“Were the whole realm of nature mine, That were a present far too small; Love so amazing, so divine, demands my soul, my life, my all.”
Isaac Watts, When I Survey the Wondrous Cross
Friday, 30 October 2020
The third ministry that Bonhoeffer recommends to us is to be there for others. This means accepting that the other person, whoever they might be, has a claim on our time, our person and our energy. No matter who they are. Simply because they are made in the image of God, as a work of God’s love, we are all interconnected.
Every Christian should sense that other people have a claim on their time and energies because we are knit together in the Body of Christ.
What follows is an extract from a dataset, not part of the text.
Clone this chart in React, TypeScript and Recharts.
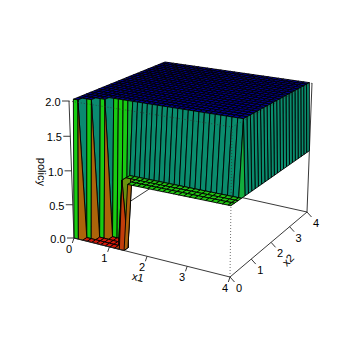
import { ScatterChart, Scatter, XAxis, YAxis } from "recharts";

const x1Grid = [0, 0.127, 0.254, 0.381, 0.508, 0.635, 0.762, 0.889, 1.016, 1.143, 1.27, 1.397, 1.524, 1.651, 1.778, 1.905, 2.032, 2.159, 2.286, 2.413, 2.54, 2.667, 2.794, 2.921, 3.048, 3.175, 3.302, 3.429, 3.556, 3.683, 3.81, 3.937, 4];
const x2Grid = [0, 0.16, 0.32, 0.48, 0.64, 0.8, 0.96, 1.12, 1.28, 1.44, 1.6, 1.76, 1.92, 2.08, 2.24, 2.4, 2.56, 2.72, 2.88, 3.04, 3.2, 3.36, 3.52, 3.68, 3.84, 4];

// policy along x1, one list per x2 row; everything behind row 3 is the plateau
const row0 = [0, 0, 0, 0, 0, 0, 0, 0, 0, 0, 0, 0, 0.97, 0.97, 0.97, 0.97, 0.97, 0.97, 0.97, 0.97, 0.97, 0.97, 0.97, 0.97, 0.97, 0.97, 0.97, 0.97, 0.97, 0.97, 0.97, 0.97, 0.97];
const row1 = [2, 2, 0, 0, 0, 0, 0, 0, 0, 0, 0.97, 0, 0.97, 0.97, 0.97, 0.97, 0.97, 0.97, 0.97, 0.97, 0.97, 0.97, 0.97, 0.97, 0.97, 0.97, 0.97, 0.97, 0.97, 0.97, 0.97, 0.97, 0.97];
const row2 = [2, 2, 2, 2, 0, 0, 0, 0, 0, 0, 0.97, 0.97, 0.97, 0.97, 0.97, 0.97, 0.97, 0.97, 0.97, 0.97, 0.97, 0.97, 0.97, 0.97, 0.97, 0.97, 0.97, 0.97, 0.97, 0.97, 0.97, 0.97, 0.97];
const row3 = [2, 2, 2, 2, 2, 2, 0, 0, 0, 0, 0.97, 0.97, 0.97, 0.97, 0.97, 0.97, 0.97, 0.97, 0.97, 0.97, 0.97, 0.97, 0.97, 0.97, 0.97, 0.97, 0.97, 0.97, 0.97, 0.97, 0.97, 0.97, 0.97];
const plateau = [2, 2, 2, 2, 2, 2, 2, 2, 2, 2, 2, 2, 2, 2, 2, 2, 2, 2, 2, 2, 2, 2, 2, 2, 2, 2, 2, 2, 2, 2, 2, 2, 0.97];

const x1Ticks = [0, 1, 2, 3, 4];
const x2Ticks = [0, 1, 2, 3, 4];
const policyTicks = [0, 0.5, 1, 1.5, 2];

const rampValues = [0, 0.5, 1, 1.5, 2];
const rampColors = [
  [214, 24, 10],
  [172, 100, 10],
  [24, 204, 18],
  [10, 138, 112],
  [0, 0, 150],
];

// corners of the box on the page, [x1, x2, policy] at each end
const view = {
  c000: [74, 238], c100: [230, 277], c010: [163, 180], c110: [307, 212],
  c001: [69, 101], c101: [232, 127], c011: [165, 62], c111: [312, 83],
};

const ease = (t: number, p: number) => t / (t + (1 - t) * p);
const lerp = (a: number[], b: number[], t: number) => [a[0] + (b[0] - a[0]) * t, a[1] + (b[1] - a[1]) * t];

function project(x1: number, x2: number, z: number) {
  const u = ease(x1 / 4, 1.135);
  const v = ease(x2 / 4, 0.875);
  const w = ease(z / 2, 1.04);
  const low = lerp(lerp(view.c000, view.c100, u), lerp(view.c010, view.c110, u), v);
  const high = lerp(lerp(view.c001, view.c101, u), lerp(view.c011, view.c111, u), v);
  return lerp(low, high, w);
}

function rampColor(z: number) {
  let i = 0;
  while (i < rampValues.length - 2 && z > rampValues[i + 1]) i++;
  const t = (z - rampValues[i]) / (rampValues[i + 1] - rampValues[i]);
  const c = rampColors[i].map((v, k) => Math.round(v + (rampColors[i + 1][k] - v) * t));
  return `rgb(${c[0]},${c[1]},${c[2]})`;
}

const heights = x2Grid.map((_, r) => [row0, row1, row2, row3][r] ?? plateau);

// back to front: far x2 rows first, and x1 upward because we look from the x1=4 side
const facets: { sx: number; sy: number; pts: number[][]; fill: string }[] = [];
for (let r = x2Grid.length - 2; r >= 0; r--) {
  for (let c = 0; c < x1Grid.length - 1; c++) {
    const zs = [heights[r][c], heights[r][c + 1], heights[r + 1][c + 1], heights[r + 1][c]];
    const pts = [
      project(x1Grid[c], x2Grid[r], zs[0]),
      project(x1Grid[c + 1], x2Grid[r], zs[1]),
      project(x1Grid[c + 1], x2Grid[r + 1], zs[2]),
      project(x1Grid[c], x2Grid[r + 1], zs[3]),
    ];
    facets.push({
      sx: pts[0][0],
      sy: pts[0][1],
      pts,
      fill: rampColor((zs[0] + zs[1] + zs[2] + zs[3]) / 4),
    });
  }
}

const FacetShape = (props: any) => {
  const { cx, cy, payload } = props;
  const points = payload.pts.map((p: number[]) => `${cx + p[0] - payload.sx},${cy + p[1] - payload.sy}`).join(" ");
  return <polygon points={points} fill={payload.fill} stroke="#000" strokeWidth={0.9} strokeLinejoin="round" />;
};

const LabelShape = (props: any) => {
  const { cx, cy, payload } = props;
  return (
    <text
      x={cx}
      y={cy}
      textAnchor="middle"
      dominantBaseline="central"
      fontFamily="Liberation Sans"
      fontSize={11}
      fill="#000"
      transform={payload.angle ? `rotate(${payload.angle} ${cx} ${cy})` : undefined}
    >
      {payload.label}
    </text>
  );
};

const NoDot = () => null;

const seg = (a: number[], b: number[]) => [
  { sx: a[0], sy: a[1] },
  { sx: b[0], sy: b[1] },
];
const at = (p: number[], dx: number, dy: number) => [p[0] + dx, p[1] + dy];

const backLines = [
  seg(project(0, 0, 0), project(0, 4, 0)),
  seg(project(0, 4, 0), project(4, 4, 0)),
  seg(project(4, 4, 0), project(4, 4, 2)),
  seg(project(0, 4, 0), project(0, 4, 2)),
];

const frontLines = [
  seg(project(0, 0, 0), project(0, 0, 2)),
  seg(project(0, 0, 0), project(4, 0, 0)),
  seg(project(4, 0, 0), project(4, 4, 0)),
  ...x1Ticks.map((t) => seg(project(t, 0, 0), at(project(t, 0, 0), -1.7, 5))),
  ...x2Ticks.map((t) => seg(project(4, t, 0), at(project(4, t, 0), 4.5, 5))),
  ...policyTicks.map((t) => seg(project(0, 0, t), at(project(0, 0, t), -7, 0))),
];

const dottedLines = [
  seg(project(4, 0, 0), project(4, 0, 2)),
  seg(project(0, 0, 2), project(4, 0, 2)),
  seg(project(4, 0, 2), project(4, 4, 2)),
];

const labels = [
  ...x1Ticks.map((t) => {
    const p = project(t, 0, 0);
    return { sx: p[0] - 5, sy: p[1] + 11, label: String(t), angle: 0 };
  }),
  ...x2Ticks.map((t) => {
    const p = project(4, t, 0);
    return { sx: p[0] + 9, sy: p[1] + 11, label: String(t), angle: 0 };
  }),
  ...policyTicks.map((t) => {
    const p = project(0, 0, t);
    return { sx: p[0] - 16, sy: p[1] + 1, label: t.toFixed(1), angle: 0 };
  }),
  { sx: 138, sy: 277, label: "x1", angle: 12 },
  { sx: 288, sy: 260, label: "x2", angle: -45 },
  { sx: 42, sy: 172, label: "policy", angle: 91 },
];

export default function App() {
  return (
    <div style={{ position: "absolute", left: 0, top: 0, background: "#fff" }}>
      <ScatterChart width={354} height={353} margin={{ top: 0, right: 0, bottom: 0, left: 0 }}>
        <XAxis type="number" dataKey="sx" domain={[0, 354]} hide allowDataOverflow />
        <YAxis type="number" dataKey="sy" domain={[0, 353]} reversed hide allowDataOverflow />
        {backLines.map((d, i) => (
          <Scatter key={`back${i}`} data={d} line={{ stroke: "#222", strokeWidth: 0.9 }} shape={NoDot} isAnimationActive={false} />
        ))}
        <Scatter data={facets} shape={FacetShape} isAnimationActive={false} />
        {frontLines.map((d, i) => (
          <Scatter key={`front${i}`} data={d} line={{ stroke: "#222", strokeWidth: 0.9 }} shape={NoDot} isAnimationActive={false} />
        ))}
        {dottedLines.map((d, i) => (
          <Scatter key={`dot${i}`} data={d} line={{ stroke: "#333", strokeWidth: 0.7, strokeDasharray: "1 2" }} shape={NoDot} isAnimationActive={false} />
        ))}
        <Scatter data={labels} shape={LabelShape} isAnimationActive={false} />
      </ScatterChart>
    </div>
  );
}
To be addressed by another person is to be addressed in some sense by the God whose image they bear.
This picks up on a rather wonderful image, expressed in the Rule of St Benedict. Benedict reminds his hearers that in greeting and hosting the least of God’s children, many have entertained angels unawares. It’s a beautiful phrase often depicted in that wonderful icon of Rublev’s Trinity (also called The Hospitality of Abraham). But we forget that it has a very straightforward meaning too. Abraham offers hospitality. In doing so, he entertains angels unawares, and indeed perhaps entertains the very life of God unawares. We’re also reminded that Jesus tells us that whatever we do to the least of his children, we do to Christ himself.
Do we take time to be there for others? Do we set aside time to accompany others, especially if we think they’re encountering difficulty? And do we maintain that discipline, even if we feel that spending time with them will not be particularly productive or useful in comparison with all the other stuff that we have lined up on our schedules or timetables? We might just be entertaining angels unawares.
And if we do this, then we will also sense that another person’s burden is also ours. This is the fourth ministry Bonhoeffer recommends, to bear each other’s burdens.
If we can perform these ministries we will find that we can love our neighbour and in so doing love God. We will also find that we can love ourselves as God loves us, which is the completion of Bernard of Clairvaux’s progress of love.